RECORDS PROVIDED:
===

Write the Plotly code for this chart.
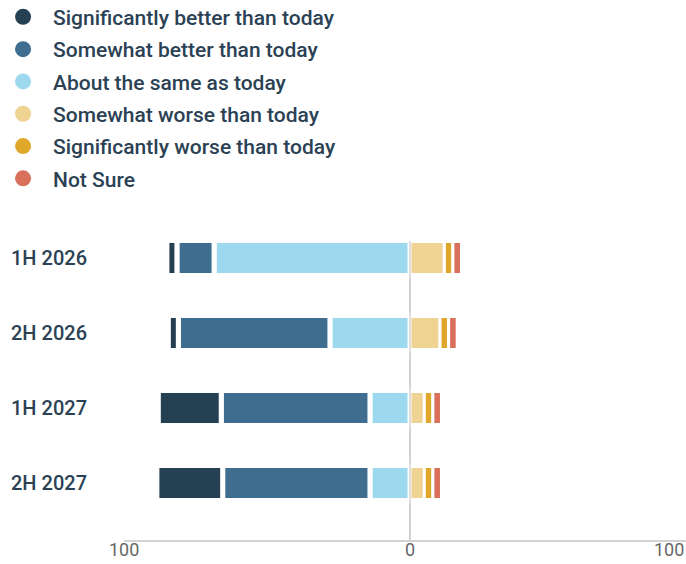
import plotly.graph_objects as go

# Survey outlook by period
periods = ["1H 2026", "2H 2026", "1H 2027", "2H 2027"]

sig_better = [3.5, 3.5, 22.0, 23.0]
somewhat_better = [13.0, 53.0, 52.0, 51.5]
about_same = [68.5, 28.0, 14.0, 14.0]
somewhat_worse = [12.0, 10.5, 5.0, 5.0]
sig_worse = [3.0, 3.0, 3.0, 3.0]
not_sure = [3.0, 3.0, 3.0, 3.0]

series_names = [
    "Significantly better than today",
    "Somewhat better than today",
    "About the same as today",
    "Somewhat worse than today",
    "Significantly worse than today",
    "Not Sure",
]
colors = ["#253f53", "#3e6d90", "#9cd9ee", "#eed393", "#e0a82a", "#d8705c"]

# Axis scale ticks (left side shows magnitude of the negative stack)
x_ticks = [-100, 0]
x_tick_text = ["100", "0"]

TEXT = "#2b4154"
AXIS_TEXT = "#666666"
FONT = "Roboto"

fig = go.Figure()

# Legend entries with round markers
for name, col in zip(series_names, colors):
    fig.add_trace(go.Scatter(
        x=[None], y=[None], mode="markers", name=name,
        marker=dict(color=col, size=16), legendgroup=name,
        hoverinfo="skip",
    ))

# Left side stacks outward from zero: neutral, somewhat better, significantly better
left = [(about_same, 2), (somewhat_better, 1), (sig_better, 0)]
for vals, i in left:
    fig.add_trace(go.Bar(
        y=periods, x=[-v for v in vals], orientation="h",
        name=series_names[i], legendgroup=series_names[i], showlegend=False,
        marker=dict(color=colors[i], line=dict(color="white", width=5)),
        width=35 / 75,
        customdata=vals,
        hovertemplate="%{y}: %{customdata}<extra>" + series_names[i] + "</extra>",
    ))

# Right side stacks outward from zero
right = [(somewhat_worse, 3), (sig_worse, 4), (not_sure, 5)]
for vals, i in right:
    fig.add_trace(go.Bar(
        y=periods, x=vals, orientation="h",
        name=series_names[i], legendgroup=series_names[i], showlegend=False,
        marker=dict(color=colors[i], line=dict(color="white", width=3)),
        width=33 / 75,
        hovertemplate="%{y}: %{x}<extra>" + series_names[i] + "</extra>",
    ))

# Scale labels under the axis: the two in range sit on their tick values,
# the outer "100" is tucked against the right edge
tick_notes = [
    dict(xref="x", x=v, xanchor="center", text=t)
    for v, t in zip(x_ticks, x_tick_text)
]
tick_notes.append(dict(xref="paper", x=1, xanchor="right", text="100"))
annotations = [
    dict(**n, yref="paper", y=0, yanchor="top", yshift=3, showarrow=False,
         font=dict(size=18, color=AXIS_TEXT, family=FONT))
    for n in tick_notes
]

fig.update_layout(
    width=686, height=564,
    margin=dict(l=124, r=0, t=241, b=24, pad=0, autoexpand=False),
    paper_bgcolor="white", plot_bgcolor="white",
    barmode="relative",
    font=dict(family=FONT, color=TEXT, size=20),
    legend=dict(
        xref="paper", yref="paper", x=-0.233, y=1.817,
        xanchor="left", yanchor="top",
        font=dict(size=21, color=TEXT, family=FONT, weight=500),
        itemwidth=50, tracegroupgap=2, traceorder="grouped",
        bgcolor="rgba(0,0,0,0)",
    ),
    xaxis=dict(
        range=[-100, 96.5], tickvals=x_ticks, showticklabels=False,
        showgrid=True, gridcolor="#d3d3d3", gridwidth=1.5,
        zeroline=False, showline=True, linecolor="#d3d3d3", linewidth=1.5,
        ticks="", fixedrange=True,
    ),
    yaxis=dict(
        type="category", categoryorder="array", categoryarray=periods,
        range=[3.76, -0.227], showgrid=False, zeroline=False, showline=False,
        ticks="", ticklabelstandoff=36,
        tickfont=dict(size=20, color=TEXT, family=FONT, weight=500),
        fixedrange=True,
    ),
    shapes=[dict(
        type="line", xref="x", yref="paper", x0=0, x1=0, y0=0, y1=1,
        line=dict(color="#d3d3d3", width=1.5), layer="above",
    )],
    annotations=annotations,
)

fig.write_html("out.html")
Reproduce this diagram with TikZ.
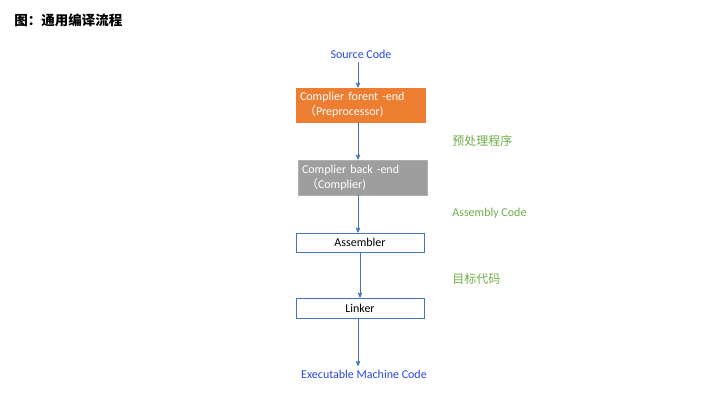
\documentclass[tikz,border=0pt]{standalone}
\usepackage{fontspec}
\setmainfont{Carlito}
\newfontfamily\cjk{Noto Sans CJK SC}
\usetikzlibrary{arrows}
\definecolor{text_blue}{RGB}{40,70,225}
\definecolor{edge_blue}{RGB}{68,114,196}
\definecolor{node_orange}{RGB}{237,125,49}
\definecolor{node_gray}{RGB}{158,158,158}
\definecolor{edge_gray}{RGB}{175,175,175}
\definecolor{label_green}{RGB}{112,173,71}

\begin{document}
\begin{tikzpicture}[x=1pt,y=-1pt,->,>=stealth',line width=0.8pt]
    \tikzstyle{io}=[text=text_blue,font=\fontsize{12}{14}\selectfont]
    \tikzstyle{stage}=[draw=edge_blue,minimum width=128pt,minimum height=20pt,inner sep=0pt,font=\fontsize{12}{14}\selectfont]
    \tikzstyle{stagefill}=[style=stage,text=white,align=left,text width=121pt,inner xsep=4pt]
    \tikzstyle{note}=[text=label_green,anchor=west,inner sep=0pt]

    \useasboundingbox (0,0) rectangle (720,405);

    \node[anchor=west,inner sep=0pt] (title) at (14,20) {\cjk\bfseries\fontsize{13.5}{15}\selectfont 图：通用编译流程};

    \node[io] (src)  at (361,54)  {Source Code};
    \node[stagefill,fill=node_orange,draw=node_orange,minimum width=129pt,minimum height=34pt] (fore) at (360.5,105)
        {Complier forent -end\\[1pt]\ {\cjk （}Preprocessor)};
    \node[stagefill,fill=node_gray,draw=edge_gray,minimum width=129pt,minimum height=35pt] (back) at (362.5,177.5)
        {Complier back -end\\[1pt]\ {\cjk （}Complier)};
    \node[stage,minimum height=19pt] (asm) at (360,242.5) {Assembler};
    \node[stage] (link) at (360,308) {Linker};
    \node[io] (exe)  at (364,374) {Executable Machine Code};

    \node[note,font=\cjk\fontsize{12}{14}\selectfont] (pre) at (452,141) {预处理程序};
    \node[note,font=\fontsize{12}{14}\selectfont] (asmcode) at (452,213) {Assembly Code};
    \node[note,font=\cjk\fontsize{12}{14}\selectfont] (obj) at (452,279) {目标代码};

    \path[every edge/.append style={edge_blue}]
     ([xshift=-3pt]src.south) edge ([xshift=-2.5pt]fore.north)
     ([xshift=-2.5pt]fore.south) edge ([xshift=-4.5pt]back.north)
     ([xshift=-4.5pt]back.south) edge ([xshift=-2pt]asm.north)
     (asm.south) edge (link.north)
     ([xshift=-2pt]link.south) edge ([xshift=-6pt]exe.north);
\end{tikzpicture}
\end{document}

===

AIM OF THE EXERCISE:
Print each line of the material above exactly, with the pictures removed from your copy.

SOLUTION TO THIS TASK:
Write the Plotly code for this chart.
import plotly.graph_objects as go

# Survey outlook by period
periods = ["1H 2026", "2H 2026", "1H 2027", "2H 2027"]

sig_better = [3.5, 3.5, 22.0, 23.0]
somewhat_better = [13.0, 53.0, 52.0, 51.5]
about_same = [68.5, 28.0, 14.0, 14.0]
somewhat_worse = [12.0, 10.5, 5.0, 5.0]
sig_worse = [3.0, 3.0, 3.0, 3.0]
not_sure = [3.0, 3.0, 3.0, 3.0]

series_names = [
    "Significantly better than today",
    "Somewhat better than today",
    "About the same as today",
    "Somewhat worse than today",
    "Significantly worse than today",
    "Not Sure",
]
colors = ["#253f53", "#3e6d90", "#9cd9ee", "#eed393", "#e0a82a", "#d8705c"]

# Axis scale ticks (left side shows magnitude of the negative stack)
x_ticks = [-100, 0]
x_tick_text = ["100", "0"]

TEXT = "#2b4154"
AXIS_TEXT = "#666666"
FONT = "Roboto"

fig = go.Figure()

# Legend entries with round markers
for name, col in zip(series_names, colors):
    fig.add_trace(go.Scatter(
        x=[None], y=[None], mode="markers", name=name,
        marker=dict(color=col, size=16), legendgroup=name,
        hoverinfo="skip",
    ))

# Left side stacks outward from zero: neutral, somewhat better, significantly better
left = [(about_same, 2), (somewhat_better, 1), (sig_better, 0)]
for vals, i in left:
    fig.add_trace(go.Bar(
        y=periods, x=[-v for v in vals], orientation="h",
        name=series_names[i], legendgroup=series_names[i], showlegend=False,
        marker=dict(color=colors[i], line=dict(color="white", width=5)),
        width=35 / 75,
        customdata=vals,
        hovertemplate="%{y}: %{customdata}<extra>" + series_names[i] + "</extra>",
    ))

# Right side stacks outward from zero
right = [(somewhat_worse, 3), (sig_worse, 4), (not_sure, 5)]
for vals, i in right:
    fig.add_trace(go.Bar(
        y=periods, x=vals, orientation="h",
        name=series_names[i], legendgroup=series_names[i], showlegend=False,
        marker=dict(color=colors[i], line=dict(color="white", width=3)),
        width=33 / 75,
        hovertemplate="%{y}: %{x}<extra>" + series_names[i] + "</extra>",
    ))

# Scale labels under the axis: the two in range sit on their tick values,
# the outer "100" is tucked against the right edge
tick_notes = [
    dict(xref="x", x=v, xanchor="center", text=t)
    for v, t in zip(x_ticks, x_tick_text)
]
tick_notes.append(dict(xref="paper", x=1, xanchor="right", text="100"))
annotations = [
    dict(**n, yref="paper", y=0, yanchor="top", yshift=3, showarrow=False,
         font=dict(size=18, color=AXIS_TEXT, family=FONT))
    for n in tick_notes
]

fig.update_layout(
    width=686, height=564,
    margin=dict(l=124, r=0, t=241, b=24, pad=0, autoexpand=False),
    paper_bgcolor="white", plot_bgcolor="white",
    barmode="relative",
    font=dict(family=FONT, color=TEXT, size=20),
    legend=dict(
        xref="paper", yref="paper", x=-0.233, y=1.817,
        xanchor="left", yanchor="top",
        font=dict(size=21, color=TEXT, family=FONT, weight=500),
        itemwidth=50, tracegroupgap=2, traceorder="grouped",
        bgcolor="rgba(0,0,0,0)",
    ),
    xaxis=dict(
        range=[-100, 96.5], tickvals=x_ticks, showticklabels=False,
        showgrid=True, gridcolor="#d3d3d3", gridwidth=1.5,
        zeroline=False, showline=True, linecolor="#d3d3d3", linewidth=1.5,
        ticks="", fixedrange=True,
    ),
    yaxis=dict(
        type="category", categoryorder="array", categoryarray=periods,
        range=[3.76, -0.227], showgrid=False, zeroline=False, showline=False,
        ticks="", ticklabelstandoff=36,
        tickfont=dict(size=20, color=TEXT, family=FONT, weight=500),
        fixedrange=True,
    ),
    shapes=[dict(
        type="line", xref="x", yref="paper", x0=0, x1=0, y0=0, y1=1,
        line=dict(color="#d3d3d3", width=1.5), layer="above",
    )],
    annotations=annotations,
)

fig.write_html("out.html")
Reproduce this diagram with TikZ.
\documentclass[tikz,border=0pt]{standalone}
\usepackage{fontspec}
\setmainfont{Carlito}
\newfontfamily\cjk{Noto Sans CJK SC}
\usetikzlibrary{arrows}
\definecolor{text_blue}{RGB}{40,70,225}
\definecolor{edge_blue}{RGB}{68,114,196}
\definecolor{node_orange}{RGB}{237,125,49}
\definecolor{node_gray}{RGB}{158,158,158}
\definecolor{edge_gray}{RGB}{175,175,175}
\definecolor{label_green}{RGB}{112,173,71}

\begin{document}
\begin{tikzpicture}[x=1pt,y=-1pt,->,>=stealth',line width=0.8pt]
    \tikzstyle{io}=[text=text_blue,font=\fontsize{12}{14}\selectfont]
    \tikzstyle{stage}=[draw=edge_blue,minimum width=128pt,minimum height=20pt,inner sep=0pt,font=\fontsize{12}{14}\selectfont]
    \tikzstyle{stagefill}=[style=stage,text=white,align=left,text width=121pt,inner xsep=4pt]
    \tikzstyle{note}=[text=label_green,anchor=west,inner sep=0pt]

    \useasboundingbox (0,0) rectangle (720,405);

    \node[anchor=west,inner sep=0pt] (title) at (14,20) {\cjk\bfseries\fontsize{13.5}{15}\selectfont 图：通用编译流程};

    \node[io] (src)  at (361,54)  {Source Code};
    \node[stagefill,fill=node_orange,draw=node_orange,minimum width=129pt,minimum height=34pt] (fore) at (360.5,105)
        {Complier forent -end\\[1pt]\ {\cjk （}Preprocessor)};
    \node[stagefill,fill=node_gray,draw=edge_gray,minimum width=129pt,minimum height=35pt] (back) at (362.5,177.5)
        {Complier back -end\\[1pt]\ {\cjk （}Complier)};
    \node[stage,minimum height=19pt] (asm) at (360,242.5) {Assembler};
    \node[stage] (link) at (360,308) {Linker};
    \node[io] (exe)  at (364,374) {Executable Machine Code};

    \node[note,font=\cjk\fontsize{12}{14}\selectfont] (pre) at (452,141) {预处理程序};
    \node[note,font=\fontsize{12}{14}\selectfont] (asmcode) at (452,213) {Assembly Code};
    \node[note,font=\cjk\fontsize{12}{14}\selectfont] (obj) at (452,279) {目标代码};

    \path[every edge/.append style={edge_blue}]
     ([xshift=-3pt]src.south) edge ([xshift=-2.5pt]fore.north)
     ([xshift=-2.5pt]fore.south) edge ([xshift=-4.5pt]back.north)
     ([xshift=-4.5pt]back.south) edge ([xshift=-2pt]asm.north)
     (asm.south) edge (link.north)
     ([xshift=-2pt]link.south) edge ([xshift=-6pt]exe.north);
\end{tikzpicture}
\end{document}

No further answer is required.